Task prompt: Please transcribe the listing below in full and word for word, without its pictures.

··· Collected material ···

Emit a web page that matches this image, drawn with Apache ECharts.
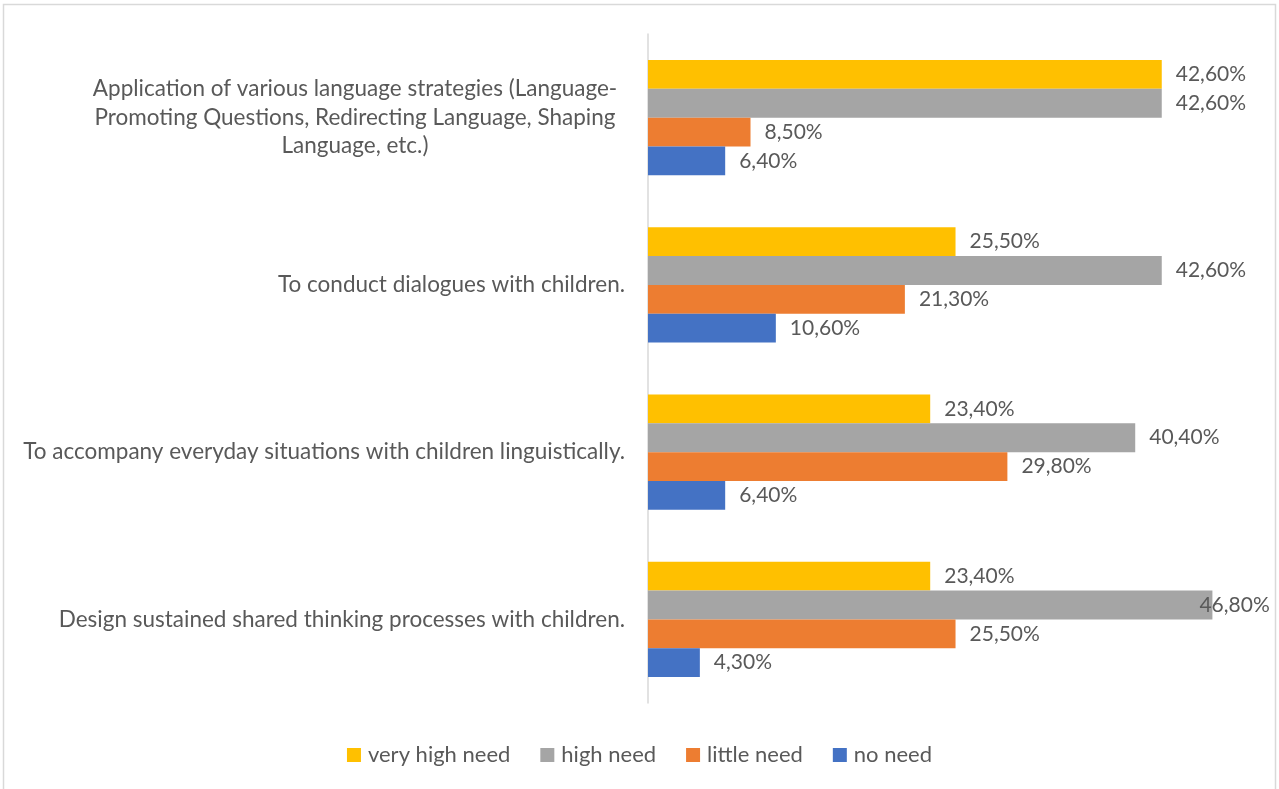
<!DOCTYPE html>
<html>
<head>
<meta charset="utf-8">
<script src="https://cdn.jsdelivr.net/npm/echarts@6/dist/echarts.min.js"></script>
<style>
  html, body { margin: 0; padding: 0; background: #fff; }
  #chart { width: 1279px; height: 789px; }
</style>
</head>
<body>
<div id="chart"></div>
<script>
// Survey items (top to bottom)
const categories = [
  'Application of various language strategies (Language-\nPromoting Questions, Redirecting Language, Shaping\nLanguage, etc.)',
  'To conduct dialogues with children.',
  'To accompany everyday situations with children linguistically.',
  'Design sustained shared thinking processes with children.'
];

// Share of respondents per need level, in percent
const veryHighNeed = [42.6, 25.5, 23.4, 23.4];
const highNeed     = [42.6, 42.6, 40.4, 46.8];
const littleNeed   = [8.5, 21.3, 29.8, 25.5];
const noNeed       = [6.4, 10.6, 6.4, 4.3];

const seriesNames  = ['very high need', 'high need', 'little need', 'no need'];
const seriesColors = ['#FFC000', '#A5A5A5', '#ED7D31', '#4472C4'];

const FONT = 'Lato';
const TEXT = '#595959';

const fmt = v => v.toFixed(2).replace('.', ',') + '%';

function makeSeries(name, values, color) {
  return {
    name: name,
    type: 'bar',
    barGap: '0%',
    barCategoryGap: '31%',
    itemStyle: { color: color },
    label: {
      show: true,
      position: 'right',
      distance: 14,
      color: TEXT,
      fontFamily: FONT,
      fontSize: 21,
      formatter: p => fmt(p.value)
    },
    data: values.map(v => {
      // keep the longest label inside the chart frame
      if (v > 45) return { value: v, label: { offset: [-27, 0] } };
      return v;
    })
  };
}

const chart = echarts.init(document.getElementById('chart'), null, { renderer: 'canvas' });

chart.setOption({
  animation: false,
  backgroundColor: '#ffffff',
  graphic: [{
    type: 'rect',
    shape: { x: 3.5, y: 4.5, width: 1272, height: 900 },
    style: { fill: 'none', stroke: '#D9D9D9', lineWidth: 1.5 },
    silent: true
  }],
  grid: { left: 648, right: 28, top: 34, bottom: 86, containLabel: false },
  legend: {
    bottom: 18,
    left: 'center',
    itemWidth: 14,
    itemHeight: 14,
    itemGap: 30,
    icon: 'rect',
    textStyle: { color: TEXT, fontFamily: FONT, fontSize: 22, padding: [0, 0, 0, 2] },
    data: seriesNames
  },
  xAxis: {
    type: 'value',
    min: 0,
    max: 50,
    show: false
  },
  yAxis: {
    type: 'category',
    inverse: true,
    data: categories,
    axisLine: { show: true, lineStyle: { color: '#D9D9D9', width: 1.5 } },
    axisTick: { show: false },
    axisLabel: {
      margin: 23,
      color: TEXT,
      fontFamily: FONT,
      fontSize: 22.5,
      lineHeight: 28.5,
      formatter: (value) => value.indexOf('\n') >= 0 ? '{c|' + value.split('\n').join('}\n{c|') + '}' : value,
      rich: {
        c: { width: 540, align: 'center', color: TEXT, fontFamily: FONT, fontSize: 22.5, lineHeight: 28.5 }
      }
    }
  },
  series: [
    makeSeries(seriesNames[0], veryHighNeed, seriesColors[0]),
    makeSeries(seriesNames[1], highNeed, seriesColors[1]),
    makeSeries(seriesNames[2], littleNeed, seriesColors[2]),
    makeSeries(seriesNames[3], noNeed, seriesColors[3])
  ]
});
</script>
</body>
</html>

···

Correct result:
Emit a web page that matches this image, drawn with Apache ECharts.
<!DOCTYPE html>
<html>
<head>
<meta charset="utf-8">
<script src="https://cdn.jsdelivr.net/npm/echarts@6/dist/echarts.min.js"></script>
<style>
  html, body { margin: 0; padding: 0; background: #fff; }
  #chart { width: 1279px; height: 789px; }
</style>
</head>
<body>
<div id="chart"></div>
<script>
// Survey items (top to bottom)
const categories = [
  'Application of various language strategies (Language-\nPromoting Questions, Redirecting Language, Shaping\nLanguage, etc.)',
  'To conduct dialogues with children.',
  'To accompany everyday situations with children linguistically.',
  'Design sustained shared thinking processes with children.'
];

// Share of respondents per need level, in percent
const veryHighNeed = [42.6, 25.5, 23.4, 23.4];
const highNeed     = [42.6, 42.6, 40.4, 46.8];
const littleNeed   = [8.5, 21.3, 29.8, 25.5];
const noNeed       = [6.4, 10.6, 6.4, 4.3];

const seriesNames  = ['very high need', 'high need', 'little need', 'no need'];
const seriesColors = ['#FFC000', '#A5A5A5', '#ED7D31', '#4472C4'];

const FONT = 'Lato';
const TEXT = '#595959';

const fmt = v => v.toFixed(2).replace('.', ',') + '%';

function makeSeries(name, values, color) {
  return {
    name: name,
    type: 'bar',
    barGap: '0%',
    barCategoryGap: '31%',
    itemStyle: { color: color },
    label: {
      show: true,
      position: 'right',
      distance: 14,
      color: TEXT,
      fontFamily: FONT,
      fontSize: 21,
      formatter: p => fmt(p.value)
    },
    data: values.map(v => {
      // keep the longest label inside the chart frame
      if (v > 45) return { value: v, label: { offset: [-27, 0] } };
      return v;
    })
  };
}

const chart = echarts.init(document.getElementById('chart'), null, { renderer: 'canvas' });

chart.setOption({
  animation: false,
  backgroundColor: '#ffffff',
  graphic: [{
    type: 'rect',
    shape: { x: 3.5, y: 4.5, width: 1272, height: 900 },
    style: { fill: 'none', stroke: '#D9D9D9', lineWidth: 1.5 },
    silent: true
  }],
  grid: { left: 648, right: 28, top: 34, bottom: 86, containLabel: false },
  legend: {
    bottom: 18,
    left: 'center',
    itemWidth: 14,
    itemHeight: 14,
    itemGap: 30,
    icon: 'rect',
    textStyle: { color: TEXT, fontFamily: FONT, fontSize: 22, padding: [0, 0, 0, 2] },
    data: seriesNames
  },
  xAxis: {
    type: 'value',
    min: 0,
    max: 50,
    show: false
  },
  yAxis: {
    type: 'category',
    inverse: true,
    data: categories,
    axisLine: { show: true, lineStyle: { color: '#D9D9D9', width: 1.5 } },
    axisTick: { show: false },
    axisLabel: {
      margin: 23,
      color: TEXT,
      fontFamily: FONT,
      fontSize: 22.5,
      lineHeight: 28.5,
      formatter: (value) => value.indexOf('\n') >= 0 ? '{c|' + value.split('\n').join('}\n{c|') + '}' : value,
      rich: {
        c: { width: 540, align: 'center', color: TEXT, fontFamily: FONT, fontSize: 22.5, lineHeight: 28.5 }
      }
    }
  },
  series: [
    makeSeries(seriesNames[0], veryHighNeed, seriesColors[0]),
    makeSeries(seriesNames[1], highNeed, seriesColors[1]),
    makeSeries(seriesNames[2], littleNeed, seriesColors[2]),
    makeSeries(seriesNames[3], noNeed, seriesColors[3])
  ]
});
</script>
</body>
</html>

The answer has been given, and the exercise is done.